> [WORK TO DO] Write out the material exactly. Do not include the pictures.

> [RECORDS PROVIDED]

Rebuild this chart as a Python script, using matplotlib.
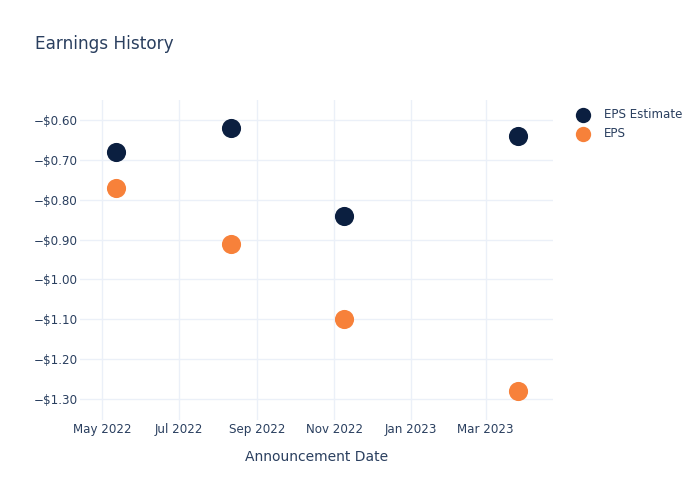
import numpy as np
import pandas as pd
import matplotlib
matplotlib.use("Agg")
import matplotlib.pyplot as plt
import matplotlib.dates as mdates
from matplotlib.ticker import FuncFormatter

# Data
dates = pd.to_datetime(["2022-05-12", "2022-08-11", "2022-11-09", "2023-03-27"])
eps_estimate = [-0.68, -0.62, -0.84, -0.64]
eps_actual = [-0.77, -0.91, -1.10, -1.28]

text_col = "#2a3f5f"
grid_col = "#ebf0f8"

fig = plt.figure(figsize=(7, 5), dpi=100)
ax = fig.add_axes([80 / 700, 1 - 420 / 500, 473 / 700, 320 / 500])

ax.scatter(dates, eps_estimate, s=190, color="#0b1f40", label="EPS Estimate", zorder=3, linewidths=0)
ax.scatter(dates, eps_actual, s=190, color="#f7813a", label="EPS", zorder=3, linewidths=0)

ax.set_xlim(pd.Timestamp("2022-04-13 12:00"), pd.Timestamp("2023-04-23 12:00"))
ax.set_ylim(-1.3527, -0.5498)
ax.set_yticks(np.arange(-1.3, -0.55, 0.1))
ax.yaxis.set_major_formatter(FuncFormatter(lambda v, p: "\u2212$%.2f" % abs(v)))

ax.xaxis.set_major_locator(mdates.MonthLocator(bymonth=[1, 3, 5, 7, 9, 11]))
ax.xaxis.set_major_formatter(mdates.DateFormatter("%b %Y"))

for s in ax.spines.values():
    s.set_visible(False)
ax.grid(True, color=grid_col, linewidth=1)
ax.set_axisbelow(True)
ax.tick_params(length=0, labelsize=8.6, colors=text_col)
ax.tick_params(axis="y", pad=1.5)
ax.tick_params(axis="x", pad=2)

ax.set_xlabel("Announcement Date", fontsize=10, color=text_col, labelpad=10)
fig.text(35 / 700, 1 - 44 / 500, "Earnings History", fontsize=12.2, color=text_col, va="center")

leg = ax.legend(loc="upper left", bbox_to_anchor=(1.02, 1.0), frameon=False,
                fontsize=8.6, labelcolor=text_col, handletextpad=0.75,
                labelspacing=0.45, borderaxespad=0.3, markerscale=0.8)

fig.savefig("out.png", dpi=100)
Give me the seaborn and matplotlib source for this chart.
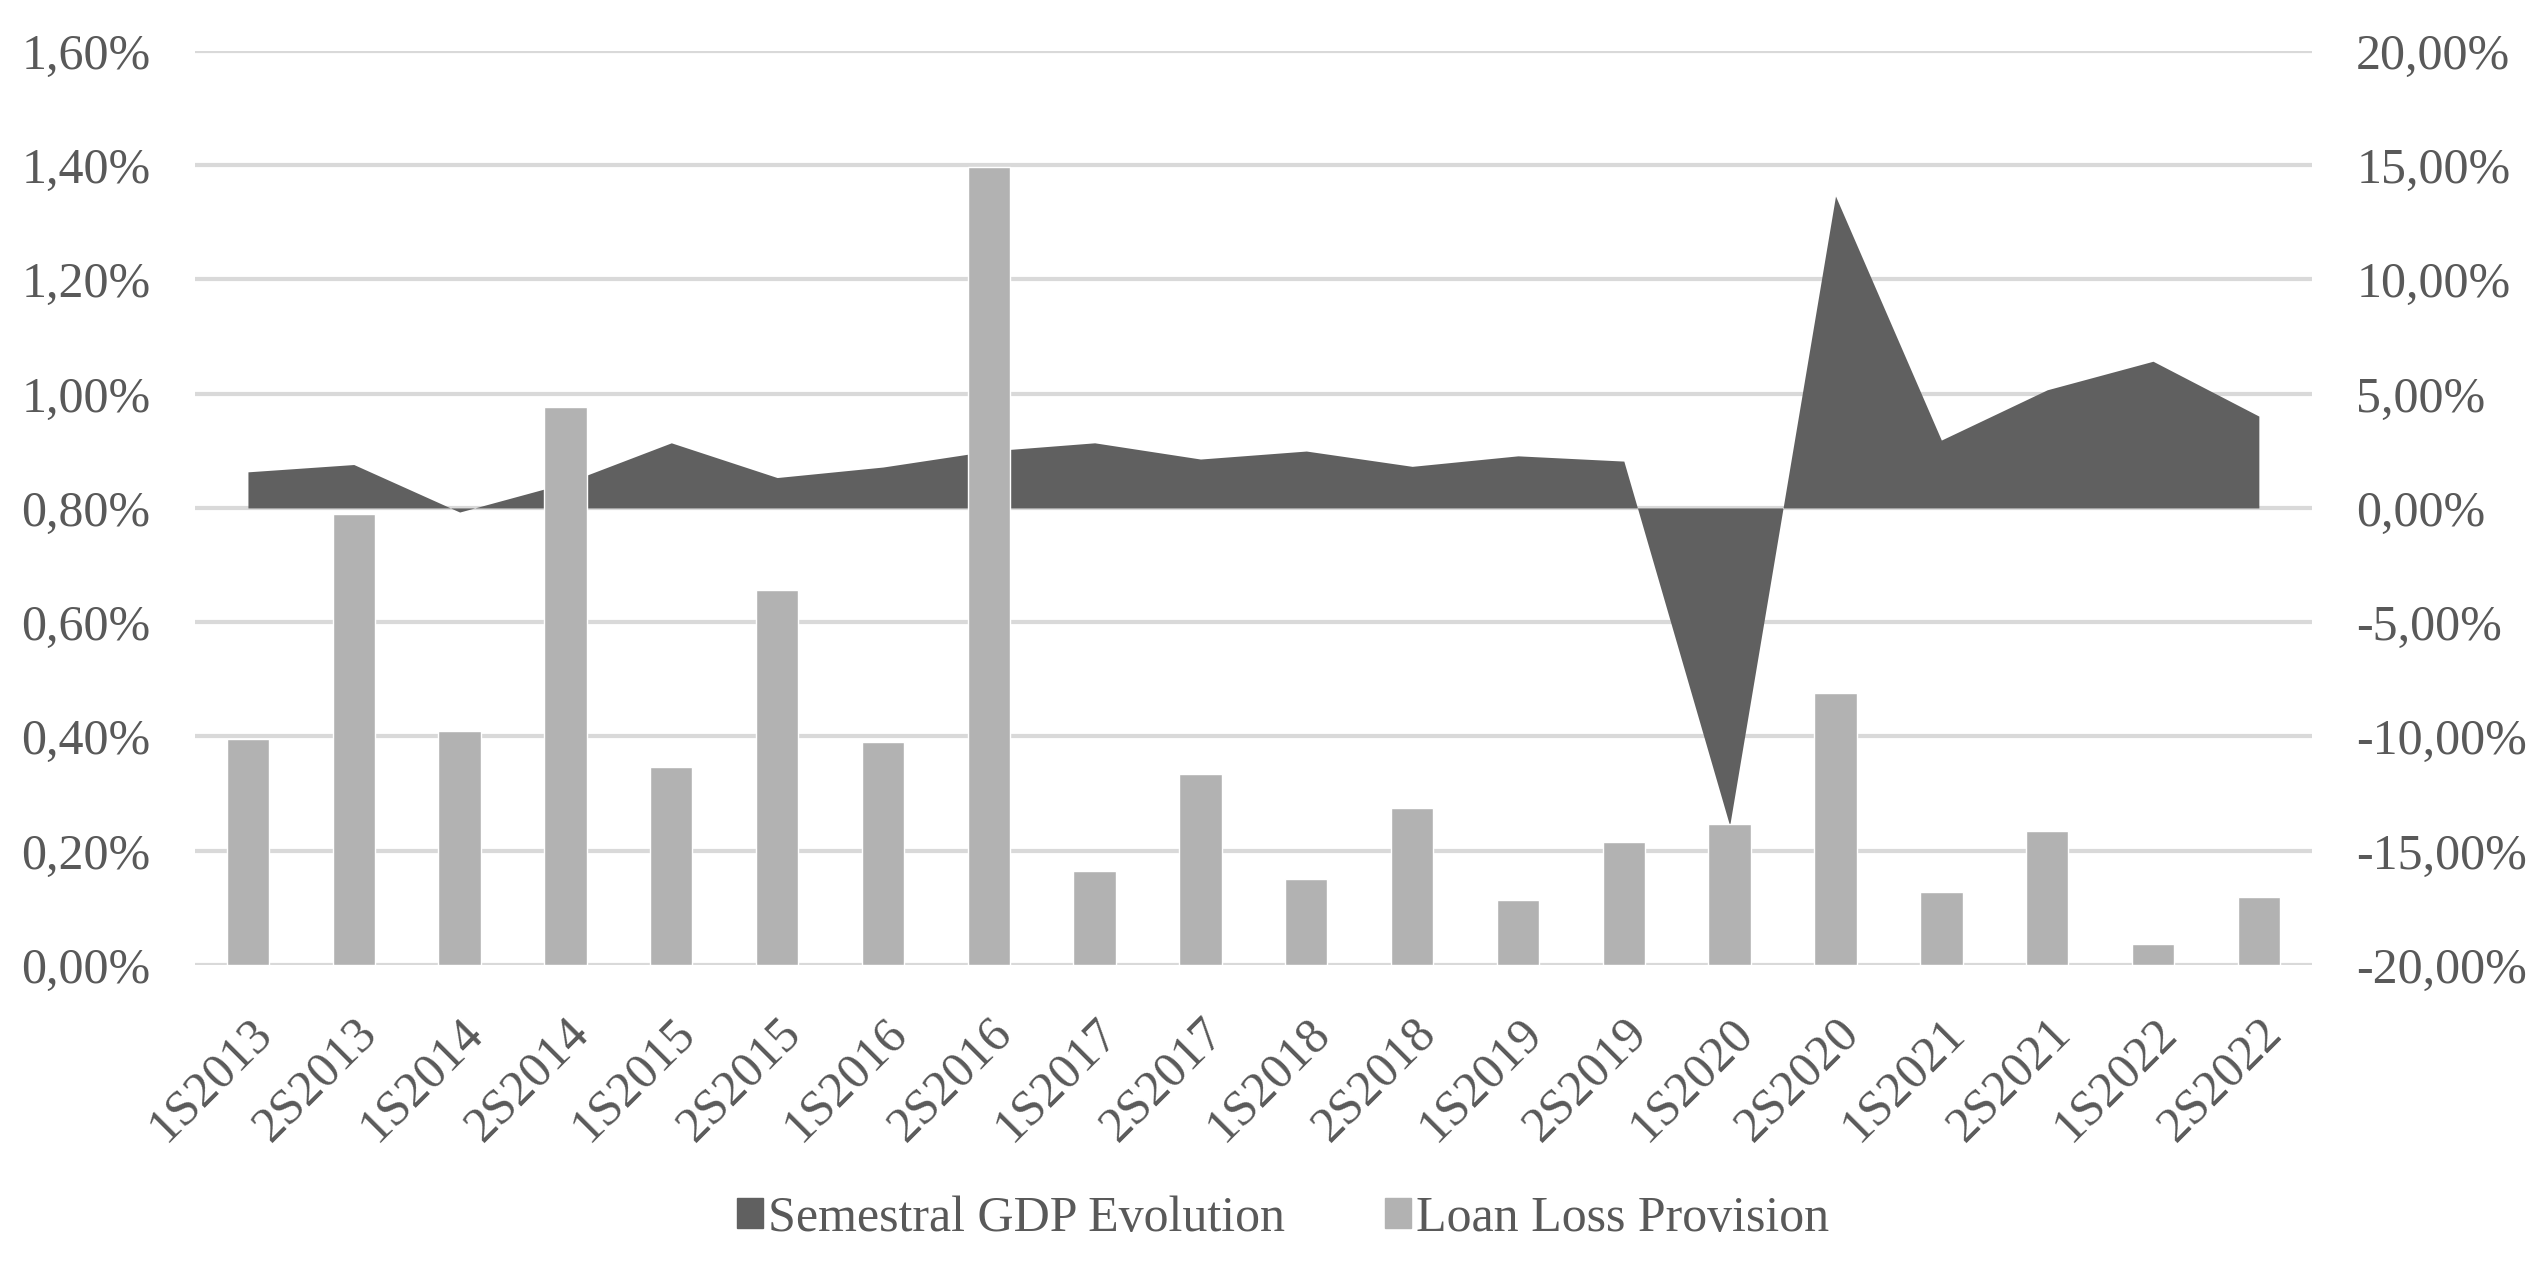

> [SOLUTION]
Rebuild this chart as a Python script, using matplotlib.
import numpy as np
import pandas as pd
import matplotlib
matplotlib.use("Agg")
import matplotlib.pyplot as plt
import matplotlib.dates as mdates
from matplotlib.ticker import FuncFormatter

# Data
dates = pd.to_datetime(["2022-05-12", "2022-08-11", "2022-11-09", "2023-03-27"])
eps_estimate = [-0.68, -0.62, -0.84, -0.64]
eps_actual = [-0.77, -0.91, -1.10, -1.28]

text_col = "#2a3f5f"
grid_col = "#ebf0f8"

fig = plt.figure(figsize=(7, 5), dpi=100)
ax = fig.add_axes([80 / 700, 1 - 420 / 500, 473 / 700, 320 / 500])

ax.scatter(dates, eps_estimate, s=190, color="#0b1f40", label="EPS Estimate", zorder=3, linewidths=0)
ax.scatter(dates, eps_actual, s=190, color="#f7813a", label="EPS", zorder=3, linewidths=0)

ax.set_xlim(pd.Timestamp("2022-04-13 12:00"), pd.Timestamp("2023-04-23 12:00"))
ax.set_ylim(-1.3527, -0.5498)
ax.set_yticks(np.arange(-1.3, -0.55, 0.1))
ax.yaxis.set_major_formatter(FuncFormatter(lambda v, p: "\u2212$%.2f" % abs(v)))

ax.xaxis.set_major_locator(mdates.MonthLocator(bymonth=[1, 3, 5, 7, 9, 11]))
ax.xaxis.set_major_formatter(mdates.DateFormatter("%b %Y"))

for s in ax.spines.values():
    s.set_visible(False)
ax.grid(True, color=grid_col, linewidth=1)
ax.set_axisbelow(True)
ax.tick_params(length=0, labelsize=8.6, colors=text_col)
ax.tick_params(axis="y", pad=1.5)
ax.tick_params(axis="x", pad=2)

ax.set_xlabel("Announcement Date", fontsize=10, color=text_col, labelpad=10)
fig.text(35 / 700, 1 - 44 / 500, "Earnings History", fontsize=12.2, color=text_col, va="center")

leg = ax.legend(loc="upper left", bbox_to_anchor=(1.02, 1.0), frameon=False,
                fontsize=8.6, labelcolor=text_col, handletextpad=0.75,
                labelspacing=0.45, borderaxespad=0.3, markerscale=0.8)

fig.savefig("out.png", dpi=100)
Give me the seaborn and matplotlib source for this chart.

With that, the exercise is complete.